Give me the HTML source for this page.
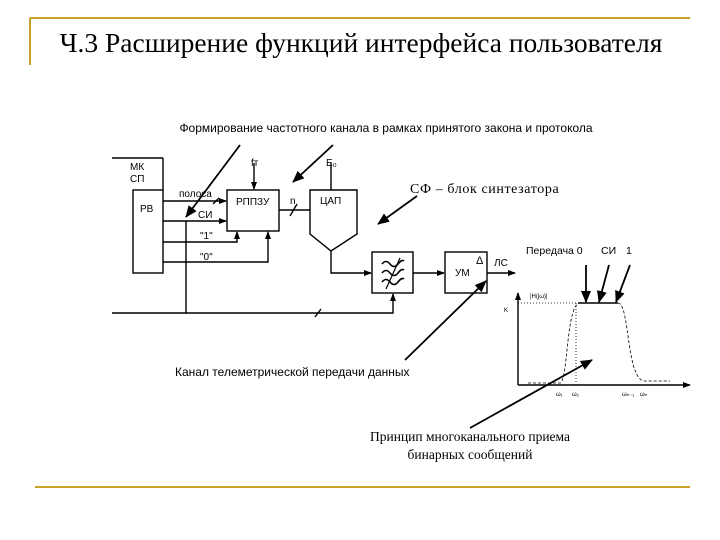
<!DOCTYPE html>
<html><head><meta charset="utf-8"><style>
html,body{margin:0;padding:0;background:#fff;}
svg{display:block;}
</style></head><body>
<svg width="720" height="540" viewBox="0 0 720 540" xmlns="http://www.w3.org/2000/svg">
<defs>
<marker id="a" markerWidth="8" markerHeight="8" refX="7" refY="4" orient="auto" markerUnits="userSpaceOnUse"><path d="M0,1 L8,4 L0,7 Z" fill="#000"/></marker>
<marker id="b" markerWidth="12" markerHeight="10" refX="11" refY="5" orient="auto" markerUnits="userSpaceOnUse"><path d="M0,0 L12,5 L0,10 Z" fill="#000"/></marker>
</defs>
<g stroke="#c9a227" stroke-width="2" fill="none">
<line x1="30" y1="18" x2="690" y2="18"/>
<line x1="30" y1="18" x2="30" y2="65"/>
<line x1="35" y1="487" x2="690" y2="487"/>
</g>
<text x="361" y="52" text-anchor="middle" font-family="Liberation Serif, serif" font-size="27.5" fill="#000">Ч.3 Расширение функций интерфейса пользователя</text>
<text x="386" y="132" text-anchor="middle" font-family="Liberation Sans, sans-serif" font-size="12" fill="#000">Формирование частотного канала в рамках принятого закона и протокола</text>
<text x="410" y="193" font-family="Liberation Serif, serif" font-size="14" letter-spacing="0.6" fill="#000">СФ – блок синтезатора</text>
<text x="175" y="376" font-family="Liberation Sans, sans-serif" font-size="12" fill="#000">Канал телеметрической передачи данных</text>
<text x="470" y="441" text-anchor="middle" font-family="Liberation Serif, serif" font-size="13.5" fill="#000">Принцип многоканального приема</text>
<text x="470" y="459" text-anchor="middle" font-family="Liberation Serif, serif" font-size="13.5" fill="#000">бинарных сообщений</text>
<g stroke="#000" stroke-width="1.4" fill="none">
<line x1="112" y1="158" x2="163" y2="158"/>
<line x1="163" y1="158" x2="163" y2="190"/>
<line x1="112" y1="313" x2="186" y2="313"/>
<rect x="133" y="190" width="30" height="83"/>
<line x1="163" y1="201" x2="226" y2="201" marker-end="url(#a)"/>
<line x1="163" y1="221" x2="226" y2="221" marker-end="url(#a)"/>
<polyline points="163,242 237,242 237,232" marker-end="url(#a)"/>
<polyline points="163,262 268,262 268,232" marker-end="url(#a)"/>
<rect x="227" y="190" width="52" height="41"/>
<line x1="254" y1="163" x2="254" y2="189" marker-end="url(#a)"/>
<line x1="279" y1="210" x2="310" y2="210"/>
<line x1="290" y1="216" x2="297" y2="204"/>
<line x1="213" y1="204" x2="219" y2="198"/>
<path d="M310,190 L357,190 L357,234 L331,251 L310,234 Z"/>
<line x1="331" y1="163" x2="331" y2="190"/>
<polyline points="331,251 331,273 371,273" marker-end="url(#a)"/>
<polyline points="186,221 186,313 393,313 393,294" marker-end="url(#a)"/>
<line x1="315" y1="317" x2="321" y2="309"/>
<rect x="372" y="252" width="41" height="41"/>
<line x1="413" y1="273" x2="444" y2="273" marker-end="url(#a)"/>
<rect x="445" y="252" width="42" height="41"/>
<line x1="487" y1="273" x2="515" y2="273" marker-end="url(#a)"/>
<line x1="518" y1="385" x2="518" y2="293" marker-end="url(#a)"/>
<line x1="518" y1="385" x2="690" y2="385" marker-end="url(#a)"/>
<line x1="578" y1="303" x2="618" y2="303"/>
<line x1="518" y1="303" x2="578" y2="303" stroke-dasharray="1,2" stroke-width="0.8"/>
<line x1="576" y1="303" x2="576" y2="385" stroke-dasharray="1,2" stroke-width="0.8"/>
<path d="M528,383 L560,383 C568,383 566,303 580,303" stroke-dasharray="3,2" stroke-width="0.8"/>
<path d="M618,303 C630,303 626,381 645,381 L670,381" stroke-dasharray="3,2" stroke-width="0.8"/>
</g>
<g stroke="#000" stroke-width="1.6" fill="none">
<path d="M382,264 q4,-5 8,0 t8,0 t6,-3"/>
<path d="M382,273 q4,-5 8,0 t8,0 t6,-3"/>
<path d="M382,282 q4,-5 8,0 t8,0 t6,-3"/>
<line x1="400" y1="258" x2="386" y2="289" stroke-width="1.2"/>
</g>
<g stroke="#000" stroke-width="1.8" fill="none">
<line x1="240" y1="145" x2="186" y2="217" marker-end="url(#b)"/>
<line x1="333" y1="145" x2="293" y2="182" marker-end="url(#b)"/>
<line x1="417" y1="196" x2="378" y2="224" marker-end="url(#b)"/>
<line x1="405" y1="360" x2="486" y2="281" marker-end="url(#b)"/>
<line x1="470" y1="428" x2="592" y2="360" marker-end="url(#b)"/>
<line x1="586" y1="265" x2="586" y2="302" marker-end="url(#b)"/>
<line x1="609" y1="265" x2="599" y2="302" marker-end="url(#b)"/>
<line x1="630" y1="265" x2="616" y2="302" marker-end="url(#b)"/>
</g>
<g font-family="Liberation Sans, sans-serif" font-size="10" fill="#000">
<text x="130" y="170">МК</text>
<text x="130" y="182">СП</text>
<text x="140" y="212">РВ</text>
<text x="179" y="197">полоса</text>
<text x="198" y="218">СИ</text>
<text x="200" y="239">"1"</text>
<text x="200" y="260">"0"</text>
<text x="236" y="205">РППЗУ</text>
<text x="251" y="166">fт</text>
<text x="326" y="166">E₀</text>
<text x="290" y="204">n</text>
<text x="320" y="204">ЦАП</text>
<text x="455" y="276">УМ</text>
<text x="476" y="264" font-size="11">Δ</text>
<text x="494" y="266">ЛС</text>
<text x="526" y="254" font-size="10.5">Передача 0</text>
<text x="601" y="254" font-size="10.5">СИ</text>
<text x="626" y="254" font-size="10.5">1</text>
<text x="530" y="298" font-size="6">|H(jω)|</text>
<text x="504" y="312" font-size="6">K</text>
<text x="556" y="396" font-size="6">ω₁</text>
<text x="572" y="396" font-size="6">ω₂</text>
<text x="622" y="396" font-size="6">ωₙ₋₁</text>
<text x="640" y="396" font-size="6">ωₙ</text>
</g>
</svg>
</body></html>
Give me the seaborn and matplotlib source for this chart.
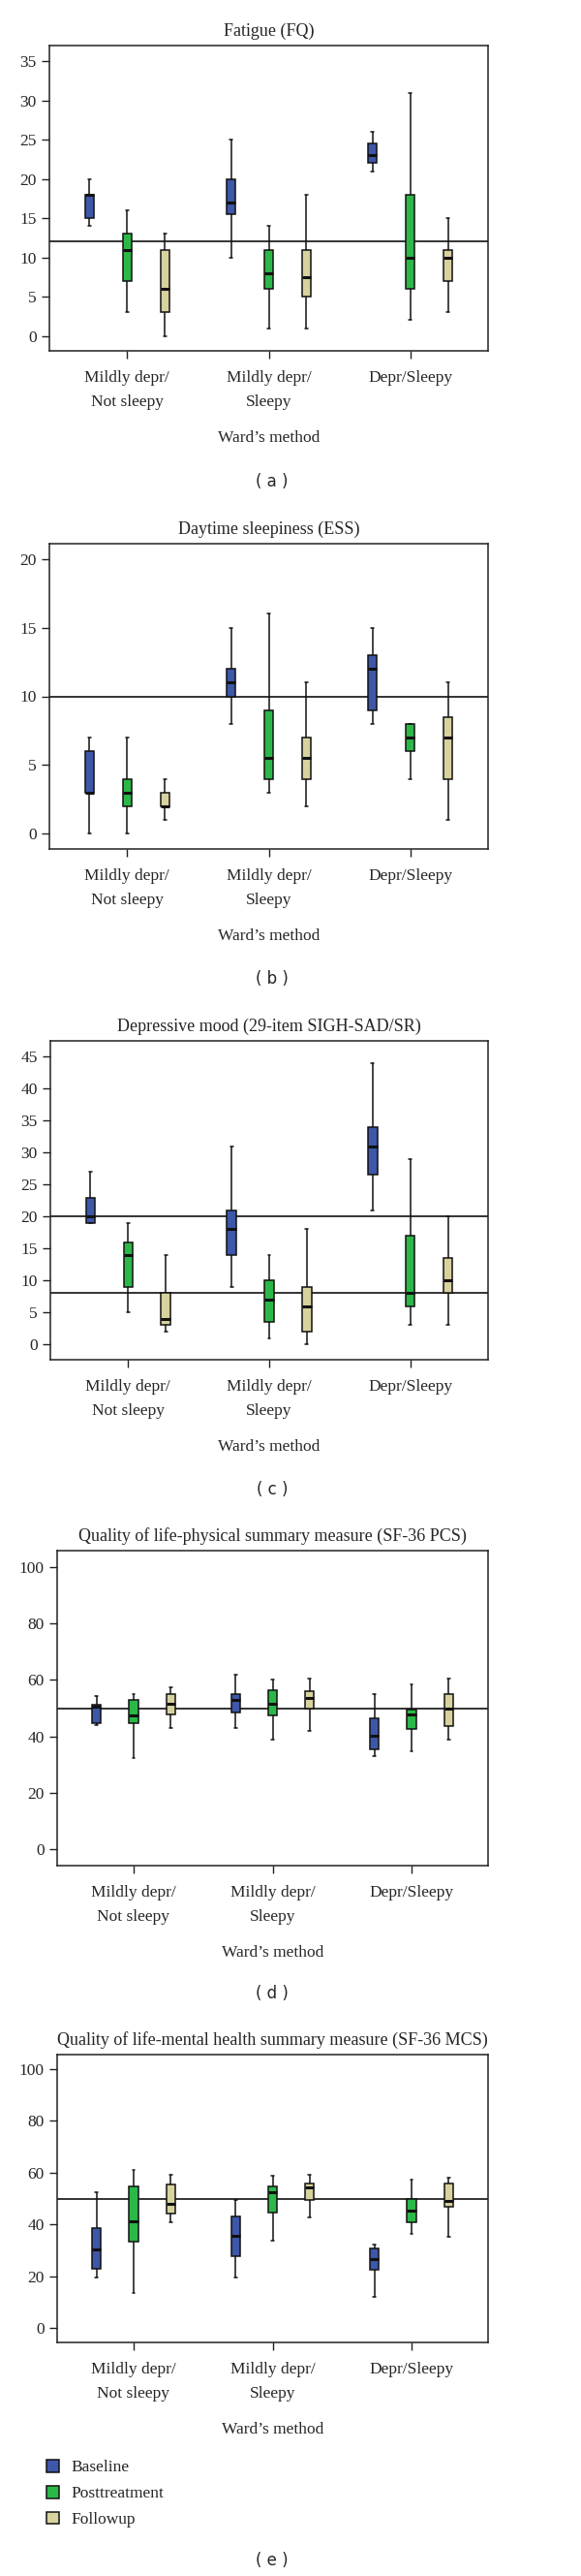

> [EXERCISE GOAL]: Retype everything in the material word for word, minus pictures.

> [SOLUTION FOR THIS PROBLEM]:
Give me the HTML source for this page.
<!DOCTYPE html>
<html><head><meta charset="utf-8"><style>
html,body{margin:0;padding:0;background:#fff;}
svg{display:block;}
</style></head><body>
<svg width="720" height="540" viewBox="0 0 720 540" xmlns="http://www.w3.org/2000/svg">
<defs>
<marker id="a" markerWidth="8" markerHeight="8" refX="7" refY="4" orient="auto" markerUnits="userSpaceOnUse"><path d="M0,1 L8,4 L0,7 Z" fill="#000"/></marker>
<marker id="b" markerWidth="12" markerHeight="10" refX="11" refY="5" orient="auto" markerUnits="userSpaceOnUse"><path d="M0,0 L12,5 L0,10 Z" fill="#000"/></marker>
</defs>
<g stroke="#c9a227" stroke-width="2" fill="none">
<line x1="30" y1="18" x2="690" y2="18"/>
<line x1="30" y1="18" x2="30" y2="65"/>
<line x1="35" y1="487" x2="690" y2="487"/>
</g>
<text x="361" y="52" text-anchor="middle" font-family="Liberation Serif, serif" font-size="27.5" fill="#000">Ч.3 Расширение функций интерфейса пользователя</text>
<text x="386" y="132" text-anchor="middle" font-family="Liberation Sans, sans-serif" font-size="12" fill="#000">Формирование частотного канала в рамках принятого закона и протокола</text>
<text x="410" y="193" font-family="Liberation Serif, serif" font-size="14" letter-spacing="0.6" fill="#000">СФ – блок синтезатора</text>
<text x="175" y="376" font-family="Liberation Sans, sans-serif" font-size="12" fill="#000">Канал телеметрической передачи данных</text>
<text x="470" y="441" text-anchor="middle" font-family="Liberation Serif, serif" font-size="13.5" fill="#000">Принцип многоканального приема</text>
<text x="470" y="459" text-anchor="middle" font-family="Liberation Serif, serif" font-size="13.5" fill="#000">бинарных сообщений</text>
<g stroke="#000" stroke-width="1.4" fill="none">
<line x1="112" y1="158" x2="163" y2="158"/>
<line x1="163" y1="158" x2="163" y2="190"/>
<line x1="112" y1="313" x2="186" y2="313"/>
<rect x="133" y="190" width="30" height="83"/>
<line x1="163" y1="201" x2="226" y2="201" marker-end="url(#a)"/>
<line x1="163" y1="221" x2="226" y2="221" marker-end="url(#a)"/>
<polyline points="163,242 237,242 237,232" marker-end="url(#a)"/>
<polyline points="163,262 268,262 268,232" marker-end="url(#a)"/>
<rect x="227" y="190" width="52" height="41"/>
<line x1="254" y1="163" x2="254" y2="189" marker-end="url(#a)"/>
<line x1="279" y1="210" x2="310" y2="210"/>
<line x1="290" y1="216" x2="297" y2="204"/>
<line x1="213" y1="204" x2="219" y2="198"/>
<path d="M310,190 L357,190 L357,234 L331,251 L310,234 Z"/>
<line x1="331" y1="163" x2="331" y2="190"/>
<polyline points="331,251 331,273 371,273" marker-end="url(#a)"/>
<polyline points="186,221 186,313 393,313 393,294" marker-end="url(#a)"/>
<line x1="315" y1="317" x2="321" y2="309"/>
<rect x="372" y="252" width="41" height="41"/>
<line x1="413" y1="273" x2="444" y2="273" marker-end="url(#a)"/>
<rect x="445" y="252" width="42" height="41"/>
<line x1="487" y1="273" x2="515" y2="273" marker-end="url(#a)"/>
<line x1="518" y1="385" x2="518" y2="293" marker-end="url(#a)"/>
<line x1="518" y1="385" x2="690" y2="385" marker-end="url(#a)"/>
<line x1="578" y1="303" x2="618" y2="303"/>
<line x1="518" y1="303" x2="578" y2="303" stroke-dasharray="1,2" stroke-width="0.8"/>
<line x1="576" y1="303" x2="576" y2="385" stroke-dasharray="1,2" stroke-width="0.8"/>
<path d="M528,383 L560,383 C568,383 566,303 580,303" stroke-dasharray="3,2" stroke-width="0.8"/>
<path d="M618,303 C630,303 626,381 645,381 L670,381" stroke-dasharray="3,2" stroke-width="0.8"/>
</g>
<g stroke="#000" stroke-width="1.6" fill="none">
<path d="M382,264 q4,-5 8,0 t8,0 t6,-3"/>
<path d="M382,273 q4,-5 8,0 t8,0 t6,-3"/>
<path d="M382,282 q4,-5 8,0 t8,0 t6,-3"/>
<line x1="400" y1="258" x2="386" y2="289" stroke-width="1.2"/>
</g>
<g stroke="#000" stroke-width="1.8" fill="none">
<line x1="240" y1="145" x2="186" y2="217" marker-end="url(#b)"/>
<line x1="333" y1="145" x2="293" y2="182" marker-end="url(#b)"/>
<line x1="417" y1="196" x2="378" y2="224" marker-end="url(#b)"/>
<line x1="405" y1="360" x2="486" y2="281" marker-end="url(#b)"/>
<line x1="470" y1="428" x2="592" y2="360" marker-end="url(#b)"/>
<line x1="586" y1="265" x2="586" y2="302" marker-end="url(#b)"/>
<line x1="609" y1="265" x2="599" y2="302" marker-end="url(#b)"/>
<line x1="630" y1="265" x2="616" y2="302" marker-end="url(#b)"/>
</g>
<g font-family="Liberation Sans, sans-serif" font-size="10" fill="#000">
<text x="130" y="170">МК</text>
<text x="130" y="182">СП</text>
<text x="140" y="212">РВ</text>
<text x="179" y="197">полоса</text>
<text x="198" y="218">СИ</text>
<text x="200" y="239">"1"</text>
<text x="200" y="260">"0"</text>
<text x="236" y="205">РППЗУ</text>
<text x="251" y="166">fт</text>
<text x="326" y="166">E₀</text>
<text x="290" y="204">n</text>
<text x="320" y="204">ЦАП</text>
<text x="455" y="276">УМ</text>
<text x="476" y="264" font-size="11">Δ</text>
<text x="494" y="266">ЛС</text>
<text x="526" y="254" font-size="10.5">Передача 0</text>
<text x="601" y="254" font-size="10.5">СИ</text>
<text x="626" y="254" font-size="10.5">1</text>
<text x="530" y="298" font-size="6">|H(jω)|</text>
<text x="504" y="312" font-size="6">K</text>
<text x="556" y="396" font-size="6">ω₁</text>
<text x="572" y="396" font-size="6">ω₂</text>
<text x="622" y="396" font-size="6">ωₙ₋₁</text>
<text x="640" y="396" font-size="6">ωₙ</text>
</g>
</svg>
</body></html>
Give me the seaborn and matplotlib source for this chart.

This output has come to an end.